Nous ne retiendrons ici du travail de Grégoire Chamayou que son analyse de la pratique militaire qui conçoit et exploite les drones ("Unmanned Combat Air Vehicle"), notre propos étant de la confronter, "pour voir", à la pratique de la publicité numérique.
Commençons par une notation de type sémantique ; depuis longtemps, le vocabulaire de la publicité exploite sans vergogne la métaphore militaire : ciblage, stratégie, tactique, guérilla, objectifs, etc. Le passage au numérique ne fait qu'accentuer cette proximité. "Héritage de mots, héritage d'idées", disait autrefois un fameux professeur de philosophie.
Le drone est un rejeton de la culture électronique : celle des jeux vidéo et de la console, du traitement en temps réel de données issues de capteurs, de la télécommande, de la reconnaissance faciale, de l'analyse et de la fusion des données en temps réel. Avec le numérique, doctrine militaire et doctrine publicitaire sont passées de la linéarité et du face à face, au ciblage individuel et à la personnalisation, à la "guerre en réseau", au ciblage comportemental, à l'analyse cartographique.
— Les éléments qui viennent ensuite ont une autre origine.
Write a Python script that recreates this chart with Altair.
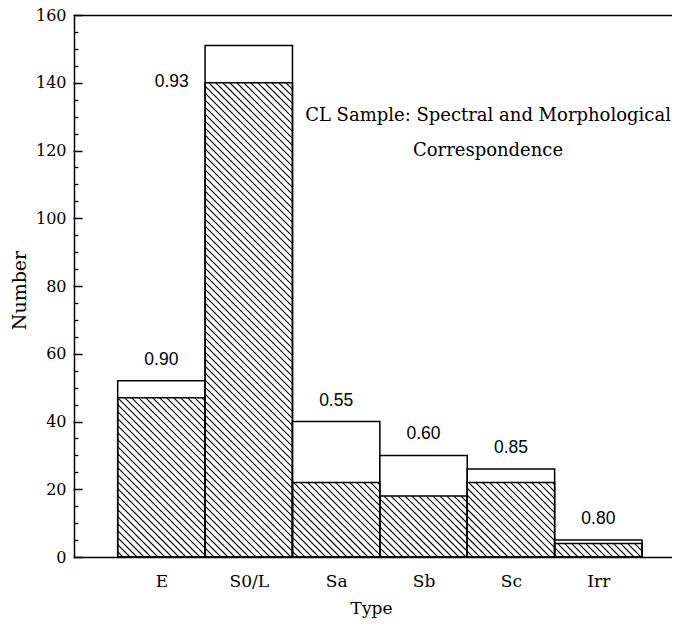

La proximité des drones de guerre avec la publicité numérique est frappante. Hollywood non plus n'est pas loin : ainsi le livre publie une photo de Norma Jeane Dougherty (future Marilyn Monroe) tenant une hélice d'avion télécommandé alors qu'elle travaillait pour une entreprie de radio-commande en 1944. On apprend, de même, que Vladimir Zworykin (RCA), pionnier de la télévision (tube cathodique) imagina pour contrer les kamikazes "une torpille radio contrôlée par un œil électrique" (p.124) : "robotique létale". La télévision sportive (ESPN) a également inspiré les militaires (analyse des déplacements, etc.).
Comme la publicité numérique, les drones renvoient à un idéal d'omni-connaissance (360°), à un panopticon électronique dont la base est constituée par la collecte continue et immédiate de données (Big Data), leur archivage intelligent et opérationnel (catégorisation), leur analyse globale, en temps réel : militaires et publicitaires partagent les mêmes rêves algorithmiques d'intelligence artificielle, de réseaux neuronaux et de machine learning, de programmatique totale (cf. un drone de la Navy, entièrement automatique : "Navy Drone Lands on Aircraft Carrier", Wall Street Journal, July 10, 2013). Les moyens de la guerre électronique sont en partie du même ordre que ceux forgés par et pour les entreprises publicitaires : ciblage et reciblage comportemental, analyse cartographique en temps réel, localisation (la géographie sert à faire la guerre), analyse des fonctionnements urbains, des comportements en réseaux humains, etc. Tout cela en dépit du respect de la vie privée qui, dans une optique militaire, n'est certes pas une dimension essentielle.
En refermant ce livre sur la théorie du drone, on peut avoir l'impression d'avoir souvent côtoyé la théorie publicitaire ; la stratégie publicitaire à l'époque du spectacle numérique (Guy Debord) présente de nombreux points communs avec la stratégie militaire contemporaine ("war by remote control"). Cette proximité, qui ne peut pas être accidentelle, mérite d'être approfondie : on croit assister à un changement commercial et technologique, on assiste sans doute à une révolution plus radicale.